Updated the list of native apps in the default mimeview (ie: xv->gwenview, rox->dolphin, etc.)
Added -f option to recollindex to ignore skippedPaths/Names when used with -i. Allows the use of a purely external file selection mechanism.
The performance of email indexing has been slightly improved (less CPU usage).
Real time indexer: several configuration parameters allow adjusting the timing of indexing actions:
- monauxinterval: the interval between auxiliary databases rebuilds (stemdb, aspell).
- monixinterval: The waiting period during which indexing events are accumulated prior to actual indexing (saves work on duplicate events).
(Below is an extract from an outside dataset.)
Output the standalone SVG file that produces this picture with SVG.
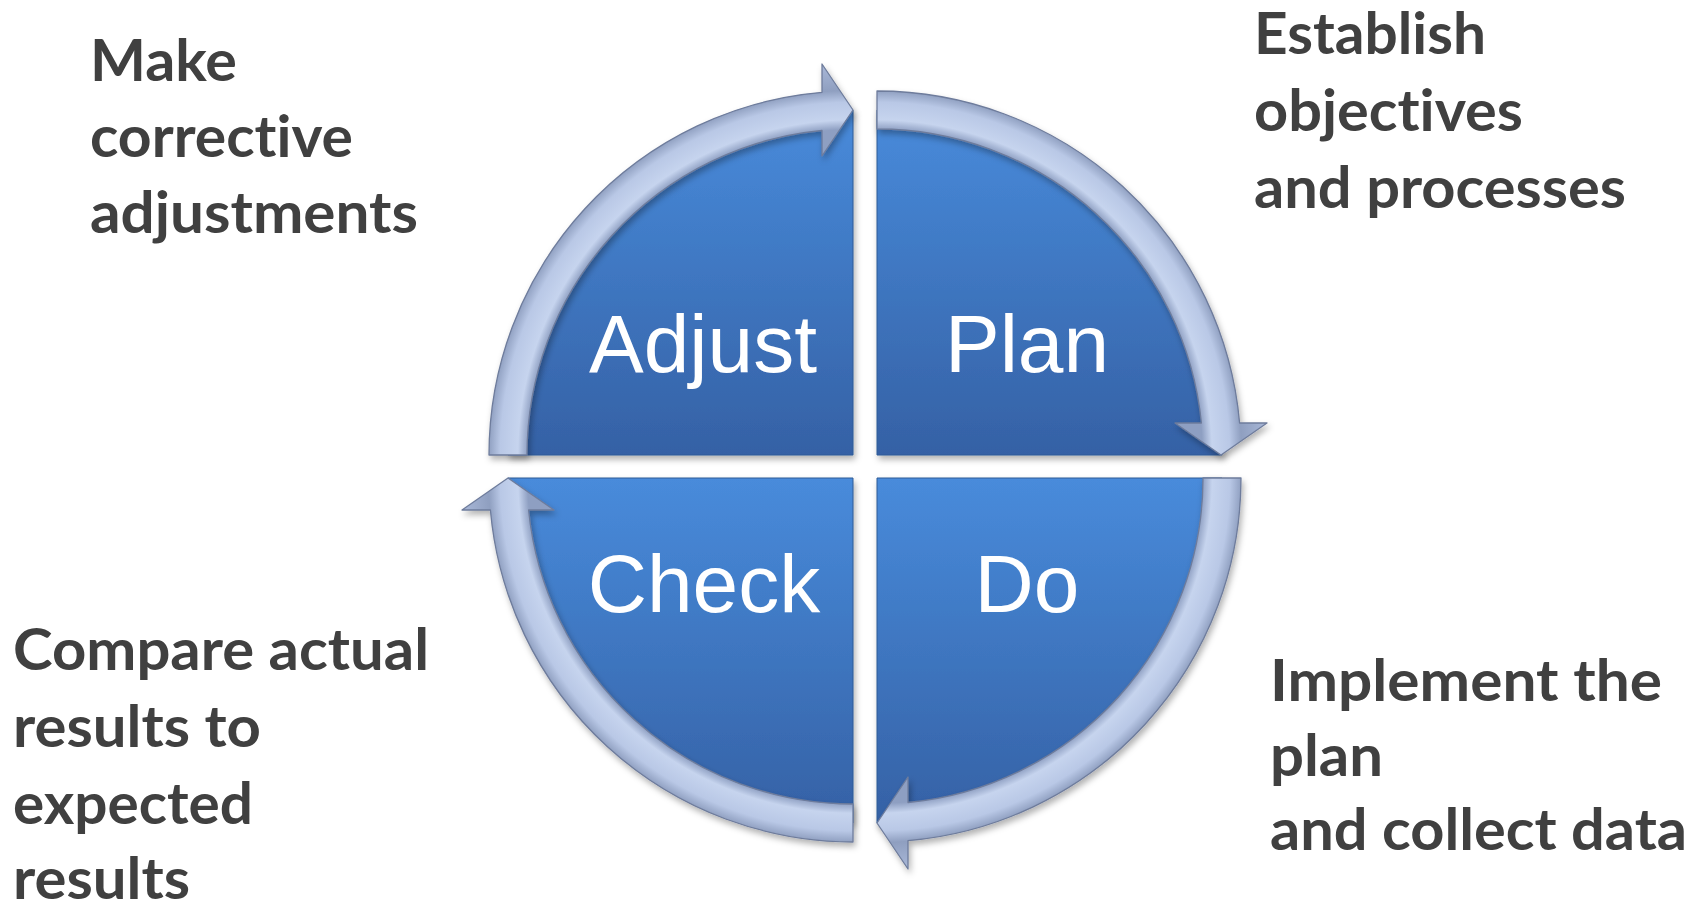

- mondelaypatterns: a list of file patterns for which indexing should be delayed longer (quick changing files like logs that should be reindexed much slower than they change).
See the default configuration file for more detail.
Fixed bugs:
- UTF-8 paths inside ZIP archives were mishandled. Also fixes problem with colons inside archive member paths.
- Fixed GUI result list doc parent operations (open/preview) which were broken in 1.15.
- Fixed case where indexing could hang or crash after an error occured while indexing an archive member (which should have affected only the relevant document).
- Real time indexer: uncontrolled concurrent access to the global configuration could cause a startup crash (mostly of big file trees because of timing issues).
- Fixed sorting by document and file size in the result table.
- Email messages for which there would be an error indexing an attachment would not be indexed at all.
- Text files bigger than 2 GB could not be indexed.
- Fixed the handling of compressed man pages.
- Memory usage could grow almost unbounded while deleting documents, because idxflushmb was not used for document deletions.